L’exercice de ces vertus exige des hommes moralement autonomes et indépendants (sinon ce ne sont plus des vertus : on ne peut pas être vertueux si on n’est pas libre de ne pas être vertueux). Ce qui, sur le plan des conditions institutionnelles et politiques, implique donc la reconnaissance d’un droit de propriété de l’homme sur lui-même, et tout ce qui en découle logiquement (sous peine de contradiction et d’incohérence conceptuelle) : la propriété de son travail, la propriété des choses (le principe d’appropriation de Locke), la liberté des échanges, la liberté des contrats. Le respect de ces droits de propriété est une obligation morale qui résulte de l’exigence de respecter l’autonomie des autres, car c’est, conformément à ce qui a été dit plus haut, la condition sine qua non de l’épanouissement humain.

Résultat : une justification morale du capitalisme et de l’entreprise. L’entreprise, en régime capitaliste, est le produit de l’application du principe de la liberté de contracter – ce qui suffit à lui conférer sa légitimité morale. Il en va de même du régime politique libéral associé au capitalisme : le seul État légitime, au sens moral du terme, est celui qui se préoccupe seulement de protéger les droits de propriété légitimes et les contrats.

À l’inverse, on en déduit le caractère immoral du socialisme, et même de la sociale démocratie associée à des régimes d’économie mixte. En interférant avec les libertés individuelles, ces régimes traitent les être humains comme des sous-hommes. Ils portent atteinte à leur dignité en introduisant une hiérarchie parmi les hommes. Ils créent l’habitude et généralisent le parasitisme – ce qui est, par excellence, une attitude anti-humaine, puisque contraire à toutes les vertus morales évoquées précédemment.

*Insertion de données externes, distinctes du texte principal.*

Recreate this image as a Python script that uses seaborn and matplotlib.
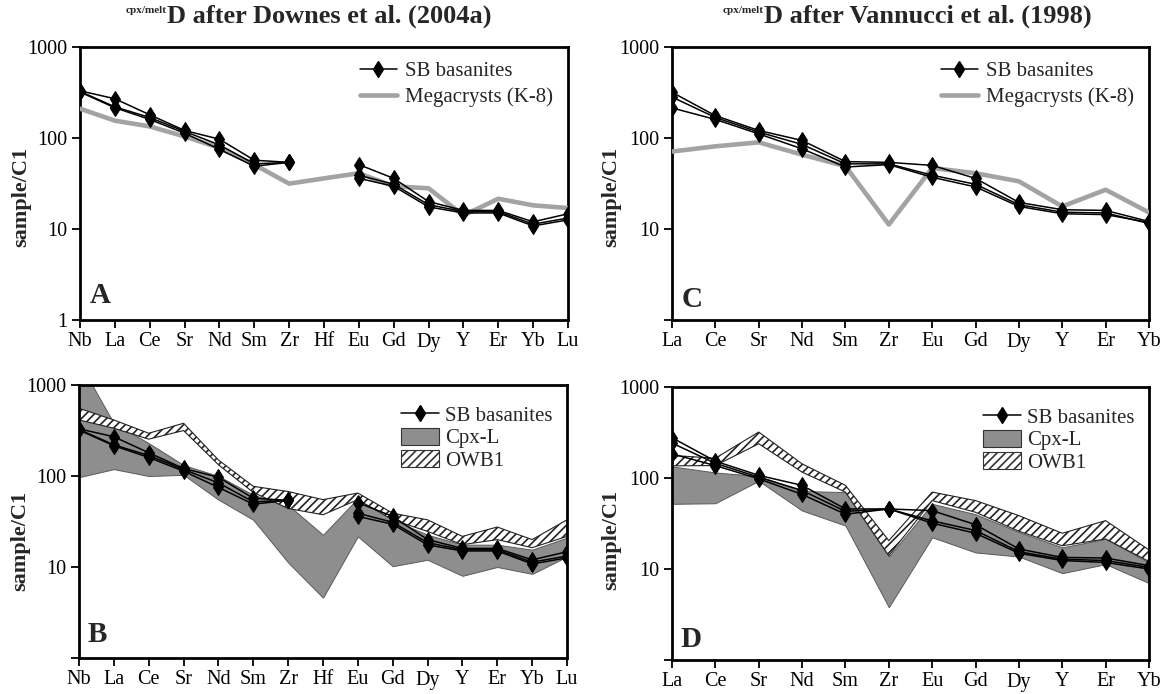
import numpy as np
import pandas as pd
import matplotlib
matplotlib.use("Agg")
import matplotlib.pyplot as plt
from matplotlib.lines import Line2D
from matplotlib.patches import Patch
from matplotlib.ticker import NullLocator, FixedLocator, FixedFormatter
import seaborn as sns

# ---------------- data ----------------
elems_AB = ['Nb', 'La', 'Ce', 'Sr', 'Nd', 'Sm', 'Zr', 'Hf', 'Eu', 'Gd', 'Dy', 'Y', 'Er', 'Yb', 'Lu']
elems_CD = ['La', 'Ce', 'Sr', 'Nd', 'Sm', 'Zr', 'Eu', 'Gd', 'Dy', 'Y', 'Er', 'Yb']

# SB basanites (cpx calculated melts), Downes et al. D (panels A, B)
sb_AB_1 = [330, 270, 180, 121, 97, 57, 54, np.nan, 51, 36, 20, 16, 16, 12.0, 14.7]
sb_AB_2 = [320, 215, 160, 113, 75, 49, 54, np.nan, 36, 29.5, 17.5, 15, 15, 10.8, 12.6]
sb_AB_3 = [325, 220, 168, 118, 84, 52, 54, np.nan, 39, 31, 18.5, 15.5, 15.5, 11.3, 13.2]

# Megacrysts (K-8), panel A
mega_A = [210, 155, 134, 104, 78, 51, 31.5, 36, 41, 29.5, 28, 14.1, 21.5, 18.2, 17]

# Panel B envelopes
cpxL_B_low = [97, 119, 100, 103, 55, 33, 11.2, 4.6, 21.7, 10.2, 12, 8.0, 10, 8.4, 13]
cpxL_B_high = [1800, 380, 230, 132, 100, 62, 48, 22.6, 57, 33, 22.6, 17.6, 17.6, 15.5, 21]
owb1_B_low = [413, 335, 254, 316, 133, 66, 44, 37.5, 55, 33, 24.6, 17.6, 20, 16.3, 21.7]
owb1_B_high = [555, 413, 295, 380, 150, 77, 67.5, 55, 65, 39, 33, 21.7, 27.5, 20, 33]

# SB basanites, Vannucci et al. D (panel C)
sb_C_1 = [318, 176, 121, 94, 55, 54, 50, 36, 19.6, 16.3, 16, 12.1]
sb_C_2 = [214, 160, 111, 76, 48, 51, 37, 29, 17.7, 14.7, 14.4, 11.8]
sb_C_3 = [282, 168, 116, 85, 52, 52, 39, 31, 18.5, 15.3, 15, 11.5]

# Megacrysts (K-8), panel C
mega_C = [71, 81, 89.6, 65.6, 49, 11.2, 46.8, 41, 33.4, 17.7, 27, 15.2]

# SB basanites, panel D
sb_D_1 = [277, 153, 107, 83, 45.7, 45.7, 43.8, 30.7, 16.6, 13.4, 13.2, 10.9]
sb_D_2 = [184, 137, 98, 66, 40, 45.7, 31.9, 24.7, 14.9, 12.4, 11.8, 10.0]
sb_D_3 = [242, 145, 102, 73, 43, 45.7, 33.8, 26.5, 15.5, 12.8, 12.4, 10.4]

# Panel D envelopes
cpxL_D_low = [52, 52.8, 93, 43.9, 30, 3.8, 22.3, 15.2, 13.7, 9.0, 11.3, 7.0]
cpxL_D_high = [134, 115, 105, 72, 70, 13.7, 52, 40, 25.4, 17.3, 21.4, 11.8]
owb1_D_low = [136, 137, 238, 116, 70, 14, 56.5, 42, 26, 18, 21.4, 12.1]
owb1_D_high = [177, 165, 320, 143, 83, 20.5, 70, 56.5, 38.6, 24.7, 34, 16.2]

titles = ['D after Downes et al. (2004a)', 'D after Vannucci et al. (1998)']
title_sup = 'cpx/melt'

# ---------------- style ----------------
sns.set_style('ticks')
plt.rcParams['font.family'] = ['Liberation Serif', 'DejaVu Serif']
plt.rcParams['hatch.linewidth'] = 1.2
plt.rcParams['hatch.color'] = 'black'

GREY_FILL = '#8e8e8e'
GREY_LINE = '#a3a3a3'

fig = plt.figure(figsize=(11.74, 6.94), dpi=100)
axA = fig.add_axes([80/1174, 1-320/694, 488/1174, 273/694])
axC = fig.add_axes([672/1174, 1-320/694, 477/1174, 273/694])
axB = fig.add_axes([79/1174, 1-658/694, 488/1174, 273/694])
axD = fig.add_axes([672/1174, 1-660/694, 477/1174, 273/694])


def sb_frame(elems, samples):
    rows = []
    for si, vals in enumerate(samples):
        seg = 0
        for i, v in enumerate(vals):
            if np.isnan(v):
                seg += 1
                continue
            rows.append({'x': i, 'v': v, 'unit': f's{si}_{seg}'})
    return pd.DataFrame(rows)


def draw_sb(ax, elems, samples):
    df = sb_frame(elems, samples)
    sns.lineplot(data=df, x='x', y='v', units='unit', estimator=None, sort=False,
                 color='black', lw=1.1, marker='d', markersize=8.5,
                 markeredgecolor='black', markerfacecolor='black',
                 legend=False, ax=ax, zorder=5)


def draw_mega(ax, elems, vals):
    sns.lineplot(x=np.arange(len(elems)), y=vals, color=GREY_LINE, lw=3.3,
                 legend=False, ax=ax, zorder=3)


def draw_bands(ax, elems, clo, chi, olo, ohi):
    x = np.arange(len(elems))
    ax.fill_between(x, clo, chi, facecolor=GREY_FILL, edgecolor='#5a5a5a', lw=0.7, zorder=1)
    ax.fill_between(x, olo, ohi, facecolor='white', edgecolor='#222222', lw=0.8,
                    hatch='////', zorder=2)


def style_axis(ax, elems, show_one):
    ax.set_yscale('log')
    ax.set_ylim(1, 1000)
    ax.set_xlim(0, len(elems) - 1)
    ax.yaxis.set_major_locator(FixedLocator([1, 10, 100, 1000]))
    ax.yaxis.set_major_formatter(FixedFormatter(['1' if show_one else '', '10', '100', '1000']))
    ax.yaxis.set_minor_locator(NullLocator())
    ax.set_xticks(np.arange(len(elems)))
    ax.set_xticklabels(elems)
    for s in ax.spines.values():
        s.set_visible(True)
        s.set_linewidth(2.0)
        s.set_color('black')
    ax.tick_params(axis='both', direction='out', length=6, width=1.3,
                   labelsize=14.5, colors='black', pad=3)
    ax.set_xlabel('')
    ax.set_ylabel('sample/C1', fontsize=16, fontweight='bold')


def panel_letter(ax, letter, x, y):
    ax.text(x, y, letter, transform=ax.transAxes, fontsize=21, fontweight='bold',
            ha='left', va='baseline', zorder=10)


def title(ax, text, xc):
    t = ax.text(xc, 1.09, text, transform=ax.transAxes, fontsize=19,
                fontweight='bold', ha='center', va='baseline')
    ax.annotate(title_sup, xy=(0, 0.93), xycoords=t, fontsize=8, fontweight='bold',
                ha='right', va='top')


# Panel A
draw_mega(axA, elems_AB, mega_A)
draw_sb(axA, elems_AB, [sb_AB_1, sb_AB_2, sb_AB_3])
style_axis(axA, elems_AB, True)
panel_letter(axA, 'A', 0.02, 0.062)
title(axA, titles[0], 0.51)
hA = [Line2D([], [], color='black', lw=1.1, marker='d', markersize=8.5),
      Line2D([], [], color=GREY_LINE, lw=3.3)]
axA.legend(hA, ['SB basanites', 'Megacrysts (K-8)'], loc='upper right',
           bbox_to_anchor=(1.0, 1.0), frameon=False, fontsize=15,
           handlelength=1.8, handletextpad=0.4, labelspacing=0.3, borderaxespad=0.3)

# Panel C
draw_mega(axC, elems_CD, mega_C)
draw_sb(axC, elems_CD, [sb_C_1, sb_C_2, sb_C_3])
style_axis(axC, elems_CD, False)
panel_letter(axC, 'C', 0.021, 0.048)
title(axC, titles[1], 0.536)
axC.legend(hA, ['SB basanites', 'Megacrysts (K-8)'], loc='upper right',
           bbox_to_anchor=(1.0, 1.0), frameon=False, fontsize=15,
           handlelength=1.8, handletextpad=0.4, labelspacing=0.3, borderaxespad=0.3)

# Panel B
draw_bands(axB, elems_AB, cpxL_B_low, cpxL_B_high, owb1_B_low, owb1_B_high)
draw_sb(axB, elems_AB, [sb_AB_1, sb_AB_2, sb_AB_3])
style_axis(axB, elems_AB, False)
panel_letter(axB, 'B', 0.018, 0.059)
hB = [Line2D([], [], color='black', lw=1.1, marker='d', markersize=8.5),
      Patch(facecolor=GREY_FILL, edgecolor='#333333', lw=0.8),
      Patch(facecolor='white', edgecolor='#333333', lw=0.8, hatch='////')]
for ax in (axB, axD):
    ax.legend(hB, ['SB basanites', 'Cpx-L', 'OWB1'], loc='upper right',
              bbox_to_anchor=(1.0, 0.98), frameon=False, fontsize=15,
              handlelength=1.8, handleheight=0.9, handletextpad=0.3,
              labelspacing=0.08, borderaxespad=0.3)

# Panel D
draw_bands(axD, elems_CD, cpxL_D_low, cpxL_D_high, owb1_D_low, owb1_D_high)
draw_sb(axD, elems_CD, [sb_D_1, sb_D_2, sb_D_3])
style_axis(axD, elems_CD, False)
panel_letter(axD, 'D', 0.017, 0.048)

axA.yaxis.set_label_coords(-0.1, 0.45)
axB.yaxis.set_label_coords(-0.1, 0.43)
axC.yaxis.set_label_coords(-0.107, 0.45)
axD.yaxis.set_label_coords(-0.107, 0.44)

fig.savefig('out.png', dpi=100, facecolor='white')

La justification morale du profit se démontre sans difficulté (pour autant qu’il ne s’agit pas de gains acquis par le viol des droits de propriété). Elle découle de ce que le profit est un indice, un indicateur de la présence de la plupart des vertus humaines définies plus haut. Faire du profit implique des qualités particulières qui correspondent d’une manière générale à celles ainsi décrites : vertus de clarté, de clairvoyance, savoir bien définir ses objectifs, bien sélectionner ses moyens, etc.

De même l’échange : échanger, c’est montrer le souci de l’Autre, l’Autre traité comme une fin et non comme un moyen (puisque c’est son jugement personnel qui importe).

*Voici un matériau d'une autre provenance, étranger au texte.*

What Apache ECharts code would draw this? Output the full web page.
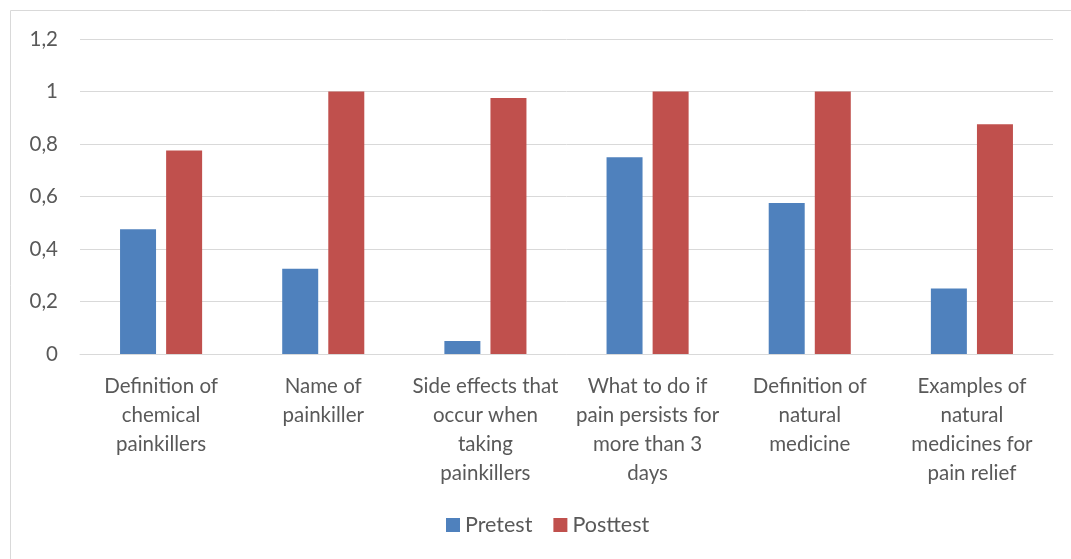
<!DOCTYPE html>
<html>
<head>
<meta charset="utf-8">
<script src="https://cdn.jsdelivr.net/npm/echarts@6/dist/echarts.min.js"></script>
<style>
html,body{margin:0;padding:0;background:#fff;}
#chart{width:1071px;height:559px;}
</style>
</head>
<body>
<div id="chart"></div>
<script>
const categories = [
  "Definition of\nchemical\npainkillers",
  "Name of\npainkiller",
  "Side effects that\noccur when\ntaking\npainkillers",
  "What to do if\npain persists for\nmore than 3\ndays",
  "Definition of\nnatural\nmedicine",
  "Examples of\nnatural\nmedicines for\npain relief"
];
const pretest = [0.475, 0.325, 0.05, 0.75, 0.575, 0.25];
const posttest = [0.775, 1, 0.975, 1, 1, 0.875];
const seriesNames = ["Pretest", "Posttest"];

const font = "Lato, 'Liberation Sans', sans-serif";
const chart = echarts.init(document.getElementById('chart'), null, {renderer: 'canvas'});
chart.setOption({
  animation: false,
  textStyle: {fontFamily: font},
  graphic: [{
    type: 'rect', z: -1,
    shape: {x: 10.5, y: 10.5, width: 1100, height: 600},
    style: {fill: 'none', stroke: '#d9d9d9', lineWidth: 1}
  }],
  grid: {left: 80, right: 18, top: 39, bottom: 205},
  legend: {
    bottom: 18, left: 441,
    itemWidth: 14, itemHeight: 14, itemGap: 21,
    icon: 'rect',
    textStyle: {fontSize: 21.5, color: '#595959', fontFamily: font},
    data: seriesNames
  },
  xAxis: {
    type: 'category',
    data: categories,
    axisLine: {lineStyle: {color: '#d9d9d9', width: 1}},
    axisTick: {show: false},
    axisLabel: {interval: 0, color: '#595959', fontSize: 20.5, lineHeight: 29, margin: 18, fontFamily: font}
  },
  yAxis: {
    type: 'value', min: 0, max: 1.2, interval: 0.2,
    axisLine: {show: false}, axisTick: {show: false},
    splitLine: {lineStyle: {color: '#d9d9d9', width: 1}},
    axisLabel: {
      color: '#595959', fontSize: 20.5, margin: 22, fontFamily: font,
      formatter: v => String(Math.round(v * 10) / 10).replace('.', ',')
    }
  },
  series: [
    {name: seriesNames[0], type: 'bar', data: pretest, barWidth: 36, barGap: '28%', itemStyle: {color: '#4F81BD'}},
    {name: seriesNames[1], type: 'bar', data: posttest, barWidth: 36, barGap: '28%', itemStyle: {color: '#C0504D'}}
  ]
});
</script>
</body>
</html>
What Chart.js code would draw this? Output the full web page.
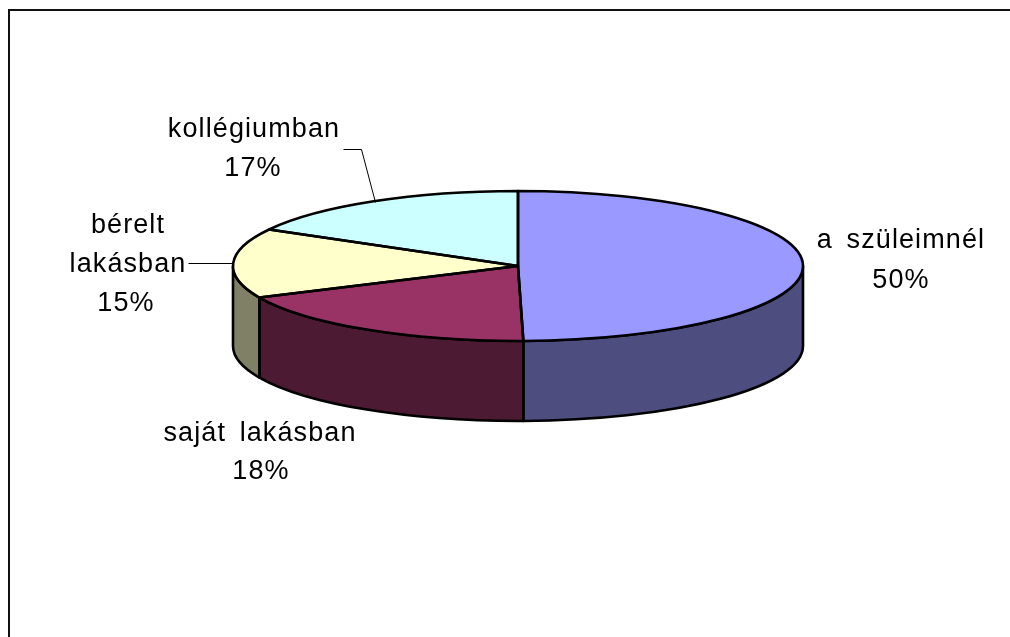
<!DOCTYPE html>
<html><head><meta charset="utf-8">
<style>html,body{margin:0;padding:0;background:#fff}canvas{display:block}#w{width:1010px;height:637px}</style>
<script src="https://cdn.jsdelivr.net/npm/chart.js@4"></script></head>
<body><div id="w"><canvas id="c"></canvas></div>
<script>
const categories = ['a szüleimnél','saját lakásban','bérelt lakásban','kollégiumban'];
const values = [49.7, 18.4, 15.0, 16.9];
const percentLabels = ['50%','18%','15%','17%'];
const topColors = ['#9999FF','#993366','#FFFFCC','#CCFFFF'];
const sideColors = ['#4D4D80','#4D1A33','#808066','#668080'];

const CX = 518, CY = 266, RY = 75, DEPTH = 80;
const labelLines = [
  [[901,248,categories[0]],[901,288,percentLabels[0]]],
  [[260,441,categories[1]],[261,479,percentLabels[1]]],
  [[128,233,'bérelt'],[128,272,'lakásban'],[126,311,percentLabels[2]]],
  [[254,137,categories[3]],[253,176,percentLabels[3]]]
];
const leaders = [
  [[188,263],[233,263]],
  [[343,149],[361,149],[375,202]]
];

const pie3d = {
  id:'pie3d',
  beforeDatasetsDraw(chart){
    const arcs = chart.getDatasetMeta(0).data, ctx = chart.ctx;
    const a0 = arcs[0], k = RY/a0.outerRadius;
    // side walls: only the part of each arc that faces the viewer
    arcs.forEach((a,i)=>{
      const p = Math.max(a.startAngle,0), q = Math.min(a.endAngle,Math.PI);
      if(q<=p) return;
      const r = a.outerRadius;
      ctx.save();
      ctx.beginPath();
      ctx.ellipse(CX,CY,r,RY,0,p,q);
      ctx.lineTo(CX+r*Math.cos(q),CY+RY*Math.sin(q)+DEPTH);
      ctx.ellipse(CX,CY+DEPTH,r,RY,0,q,p,true);
      ctx.closePath();
      ctx.fillStyle=sideColors[i];ctx.fill();
      ctx.lineWidth=2.6;ctx.strokeStyle='#000';ctx.lineJoin='round';ctx.stroke();
      ctx.restore();
    });
    ctx.save();
    ctx.translate(CX,CY);ctx.scale(1,k);ctx.translate(-a0.x,-a0.y);
  },
  afterDatasetsDraw(chart){
    const ctx = chart.ctx;
    ctx.restore();
    // rim + spokes at uniform stroke width
    const arcs = chart.getDatasetMeta(0).data;
    ctx.save();
    ctx.strokeStyle='#000';ctx.lineWidth=2.6;ctx.lineJoin='round';
    arcs.forEach(a=>{
      ctx.beginPath();
      ctx.moveTo(CX,CY);
      ctx.ellipse(CX,CY,a.outerRadius,RY,0,a.startAngle,a.endAngle);
      ctx.closePath();ctx.stroke();
    });
    ctx.restore();
    // frame
    ctx.save();
    ctx.strokeStyle='#111';ctx.lineWidth=2;
    ctx.beginPath();ctx.moveTo(9,640);ctx.lineTo(9,10);ctx.lineTo(1012,10);ctx.stroke();
    // leaders
    ctx.strokeStyle='#000';ctx.lineWidth=1;
    leaders.forEach(l=>{ctx.beginPath();l.forEach(([x,y],i)=>i?ctx.lineTo(x+.5,y+.5):ctx.moveTo(x+.5,y+.5));ctx.stroke();});
    // labels
    ctx.fillStyle='#000';ctx.font='27px "Liberation Sans", Arial, sans-serif';
    ctx.letterSpacing='1.1px';ctx.wordSpacing='5px';
    ctx.textAlign='center';ctx.textBaseline='alphabetic';
    labelLines.flat().forEach(([x,y,t])=>ctx.fillText(t,x,y));
    ctx.restore();
  }
};

new Chart(document.getElementById('c'),{
  type:'pie',
  data:{labels:categories,datasets:[{data:values,backgroundColor:topColors,borderWidth:0,clip:false}]},
  options:{
    responsive:true,maintainAspectRatio:false,animation:false,rotation:0,
    layout:{padding:{left:233,right:207,top:0,bottom:67}},
    plugins:{legend:{display:false},tooltip:{enabled:false},title:{display:false}}
  },
  plugins:[pie3d]
});
</script></body></html>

Du point de vue des managers et de la gestion, cette analyse permet de définir deux principes éthiques fondamentaux : 1. tout manager se doit de respecter les droits individuels ; 2. ses décisions et comportements dans les affaires doivent être conformes aux vertus morales humaines ainsi définies. C’est-à-dire :

  1. Obligation d’être « juste » dans son traitement des autres (considération, les prendre pour ce qu’ils sont, pas de préjugés, pas de favoritisme, pas de traitement arbitraire…) ;
  2. Obligation d’être « honnête » dans ses affaires (rapports aux actionnaires, choix des investissements, ne pas faire passer devant ses intérêts et préférences personnelles…) ;
  3. Obligation morale d’assumer ses responsabilités (ne pas les reporter sur les autres) ; ne pas sacrifier ses convictions et valeurs fondamentales aux ordres de ses actionnaires (ce qu’on appelle l’intégrité morale) ;
  4. Aimer son métier, ne pas viser trop haut au-delà de ses capacités, être conscient de ses limites, ne pas chercher uniquement la carrière, le succès… mais d’abord son accomplissement personnel, rechercher le challenge comme moyen de se connaître ;
  5. Montrer de la bienveillance, de la considération, de la gentillesse, de la compassion, de la générosité pour les autres ;
  6. Veiller à ce que les consommateurs en aient pour leur argent, et considérer ce principe comme la base du succès de son entreprise, sa raison d’être ;
  7. tenir compte de son environnement, favoriser un environnement (local, par exemple) qui renforce ces attitudes morales ; etc.

Tout cela peut paraître bien trivial. C’est ce que l’on retrouve dans les codes et chartes déontologiques des entreprises. Cela n’a rien d’étonnant. L’Éthique des affaires n’est qu’une sous-classe de l’Éthique humaine en général. À ce titre, le critère de moralité n’y est pas seulement le rapport aux autres mais aussi – et d’abord et avant tout – le rapport à soi-même. C’est ce que les cours d’Éthique des affaires oublient le plus souvent.